Methods of Cooking
Food is cooked by the application of heat, which may be either moist or dry. While it is true that the art of cooking includes the preparation of material that is served or eaten raw, cooking itself is impossible without heat; indeed, the part of cooking that requires the most skill and experience is that in which heat is involved. Explicit directions for carrying on the various cooking processes depend on the kind of stove, the cooking utensils, and even the atmospheric conditions. In truth, the results of some processes depend so much on the state of the atmosphere that they are not successful on a day on which it is damp and heavy; also, as is well known, the stove acts perfectly on some days, whereas on other days it seems to have a stubborn will of its own. Besides the difficulties mentioned, the heat itself sometimes presents obstacles in the cooking of foods, to regulate it in such a way as to keep it uniform being often a hard matter. Thus, a dish may be spoiled by subjecting it to heat that is too intense, by cooking it too long, or by not cooking it rapidly enough. All these points must be learned, and the best way to master them is to put into constant practice the principles that are involved in cookery.

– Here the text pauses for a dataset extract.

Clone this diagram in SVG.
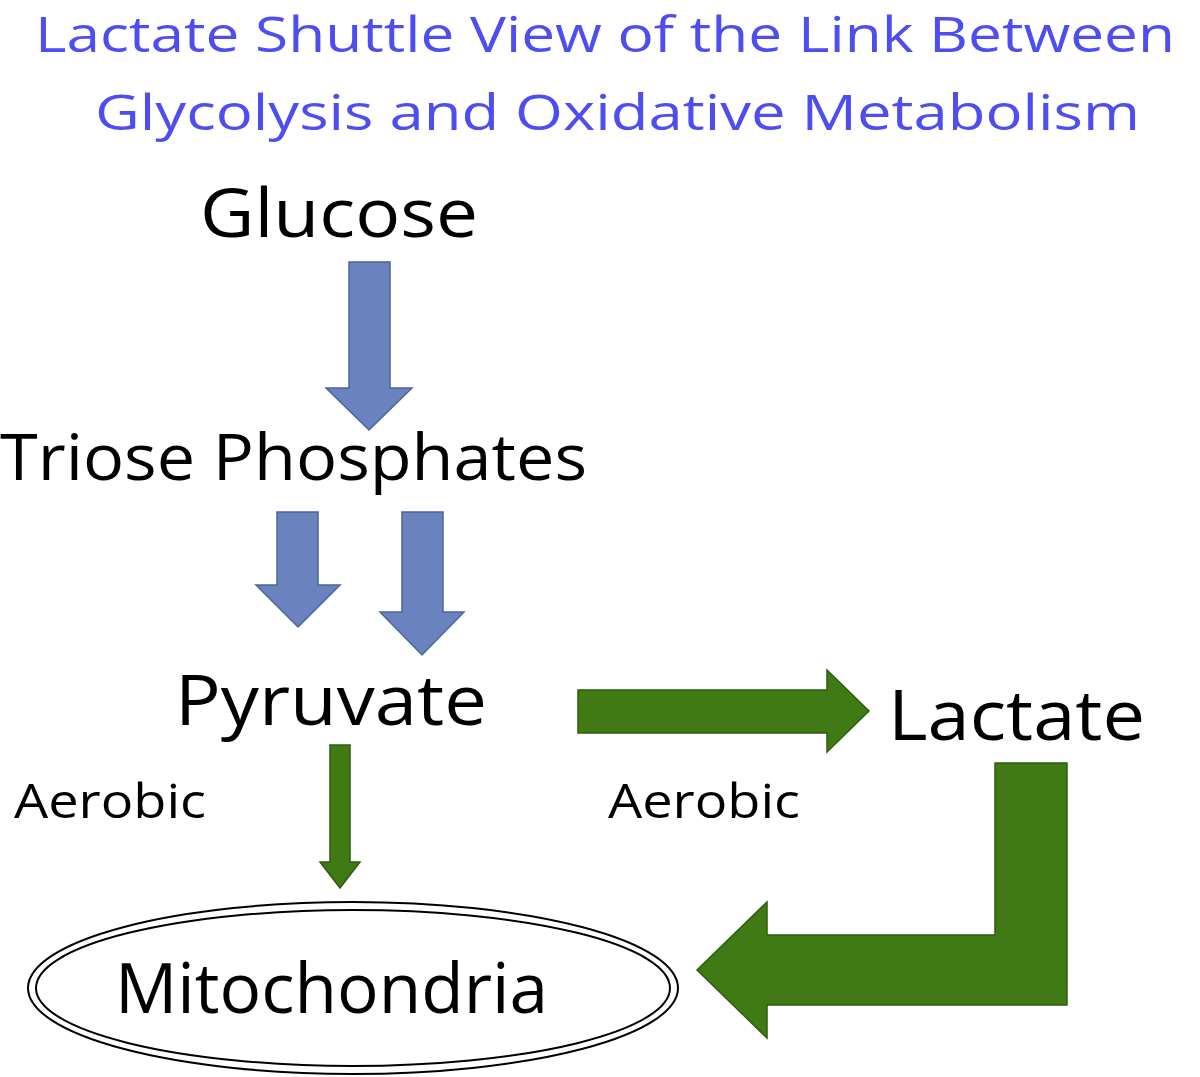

Without doubt, the first step in gaining a mastery of cookery is to become familiar with the different methods and processes, the ways in which they are applied, and the reasons for applying them. There are numerous ways of cooking food, but the principal processes are boiling, stewing, steaming, dry steaming, braizing, fricasseeing, roasting, baking, broiling, pan broiling, frying, and sauteing. Which one of these to use will depend on the food that is to be cooked and the result desired. If the wrong method is employed, there will be a waste of food material or the food will be rendered less desirable in flavor or tenderness. For example, it would be both wasteful and undesirable to roast a tough old fowl or to boil a tender young broiler.
The various methods of cookery just mentioned naturally divide themselves into three groups; namely, those involving dry heat, those requiring moist heat, and those in which hot fat is the cooking medium.